According to Evander, Saturn had taught the people of Italy the ways of agriculture and civilization (9:375-85) As a soul in Elysium, Augustus is a former hero—one who is reborn again and again in order to save his people, whoever they may be.  Augustus is a savior, foretold by oracles to restore the glory of the Roman people.  After the backsliding from a period of civil strife, he will emerge from Elysium to save Rome and restore it to an Age of Gold.

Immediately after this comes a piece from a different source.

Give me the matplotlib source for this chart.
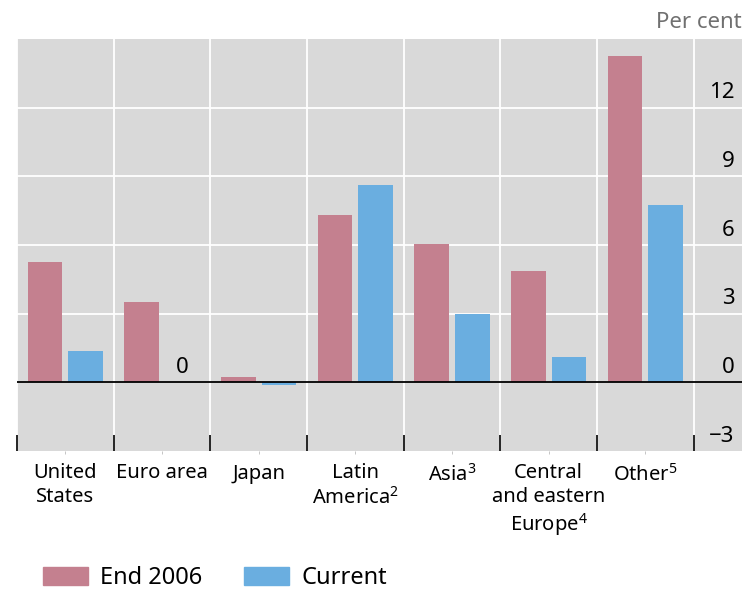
import matplotlib
matplotlib.use("Agg")
import matplotlib.pyplot as plt
import numpy as np
from matplotlib.patches import Patch

plt.rcParams["font.family"] = ["Noto Sans", "DejaVu Sans"]
plt.rcParams["mathtext.fontset"] = "custom"
plt.rcParams["mathtext.rm"] = "Noto Sans"
plt.rcParams["mathtext.it"] = "Noto Sans"

categories = ["United\nStates", "Euro area", "Japan", "Latin\nAmerica$^2$",
              "Asia$^3$", "Central\nand eastern\nEurope$^4$", "Other$^5$"]
end_2006 = [5.25, 3.5, 0.25, 7.3, 6.05, 4.85, 14.25]
current = [1.35, 0.0, -0.1, 8.6, 3.0, 1.1, 7.75]
y_ticks = [-3, 0, 3, 6, 9, 12]

pink = "#c4808f"
blue = "#6aaee0"

fig = plt.figure(figsize=(7.42, 5.92), dpi=100)
ax = fig.add_axes([17 / 742, 141 / 592, 725 / 742, 412 / 592])
ax.set_facecolor("#d9d9d9")

x = np.arange(len(categories))
w = 0.36
ax.bar(x - 0.21, end_2006, w, color=pink, zorder=3)
ax.bar(x + 0.21, current, w, color=blue, zorder=3)

ax.set_xlim(-0.5, 7.0)
ax.set_ylim(-3, 15)

# grid
for b in np.arange(-0.5, 7.0, 1.0):
    ax.axvline(b, color="white", lw=1.3, zorder=1)
for v in [3, 6, 9, 12]:
    ax.axhline(v, color="white", lw=1.3, zorder=1)
ax.axhline(0, color="black", lw=1.3, zorder=4)

for s in ax.spines.values():
    s.set_visible(False)

# x ticks at boundaries, labels at centers
ax.set_xticks(np.arange(-0.5, 7.0, 1.0))
ax.set_xticklabels([])
ax.tick_params(axis="x", which="major", direction="in", length=11.5,
               width=1.2, color="black")
ax.set_xticks(x, minor=True)
ax.set_xticklabels(categories, minor=True, fontsize=14.5, linespacing=1.22, va="top")
ax.tick_params(axis="x", which="minor", length=2, color="#bbbbbb", pad=7)
ax.set_yticks([])

for v in y_ticks:
    ax.annotate(str(v).replace("-", "\u2212"), (0.99, v), xycoords=("axes fraction", "data"),
                xytext=(0, 3), textcoords="offset points", ha="right", va="bottom",
                fontsize=16)

ax.text(1.0, 1.015, "Per cent", transform=ax.transAxes, ha="right", va="bottom",
        fontsize=16, color="#707070")

ax.annotate("0", (1.21, 0), xytext=(0, 3), textcoords="offset points",
            ha="center", va="bottom", fontsize=16)

handles = [Patch(color=pink, label="End 2006"), Patch(color=blue, label="Current")]
fig.legend(handles=handles, loc="center left", bbox_to_anchor=(43 / 742, 14 / 592), ncol=2,
           frameon=False, fontsize=17, handlelength=1.9, handleheight=0.8,
           handletextpad=0.5, columnspacing=1.8, borderpad=0, borderaxespad=0)

fig.savefig("out.png", dpi=100)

He, like Saturn, will bring an era of peace, enlightenment and contentment.  Augustus’ kingdom will have no end on the earth, reaching out to the stars, subjugating the despotisms of the east.

            Augustus instituted religious reform, intended to bring about a change in Roman values, establishing his new order.  He united the role of pontifex maximus (the high priest of the Roman religion) with that of the emperor.  According to Suetonius: “He increased the priesthood in numbers and dignity, and in privileges, too…” (Suetonius 63).  But this reform was not intended to be innovation; rather, Augustus wanted to revive the old religious values of Rome.  Suetonius says: “He also revived certain obsolescent rites and appointments” (63).

No passage quite encapsulates this Augustan concept of religion as well as Aeneas’ veneration of his father’s genius in Book V.  Returning to the place where his father was buried a year before, Aeneas rouses his crewmates to join him in paying homage.  He says:

Gallant sons of Dardanus, born of the gods’ high blood,

the wheeling year has passed, rounding out its months,

since we committed to earth my godlike father’s bones,

his relics, and sanctified the altars with our tears.

The day has returned, if I am not mistaken, the day

always harsh to my heart, I’ll always hold in honor.

So you gods have willed.  Were I passing the hours

an exile lost in the swirling sands of Carthage

or caught in Greek seas, imprisoned in Mycenae,

I would still perform my anniversary vows,

carry out our processions grand and grave

and heap the altars high with fitting gifts (5:55-66).

Important to maintaining order in the family is respect for one’s elders (or one’s father, as the Romans would insist).  Important in maintaining the order in an empire is respect for the emperor, the father of his country.  Aeneas, in his act of piety, is instituting the deification of deceased ancestors for time to come, in all places where the Romans might dwell.  After all, he declares that his father is “godlike.”  If the rites are followed, then the good will of the gods and ancestors will come to him.  Certainly Virgil would have known nothing of Augustus’ future apotheosis, but the passage explains the precedence for it.

            While Virgil may not have wanted his epic to become propaganda for the Augustan regime, it is obvious that the poet intended to legitimize Roman destiny, power and traditions.  However, this became ample fodder for Augustus, whose heroic and divine character is prevalent in the work itself.  The comparisons between the epic’s hero and the emperor are not merely coincidence—it was the intent of the poet.  Finally, The Aeneid gives precedents for religious rites which were then “re-introduced” by Augustus to bring about order and morality to the new Roman Empire and solidify his cult of personality.  Regardless of Virgil’s own command to burn the books, it has come down to us as a work which upholds Augustus as the savior of Rome.

  Working Bibliography 

Suetonius. The Twelve Caesars.  Trans. Robert Graves. New York: Penguin, 1979.

Thomas, Richard F. Virgil and the Augustan Reception.  New York: Cambridge University

            Press, 2001.

 Virgil. The Aeneid.  Trans. Robert Fagles. New York: Penguin, 2008.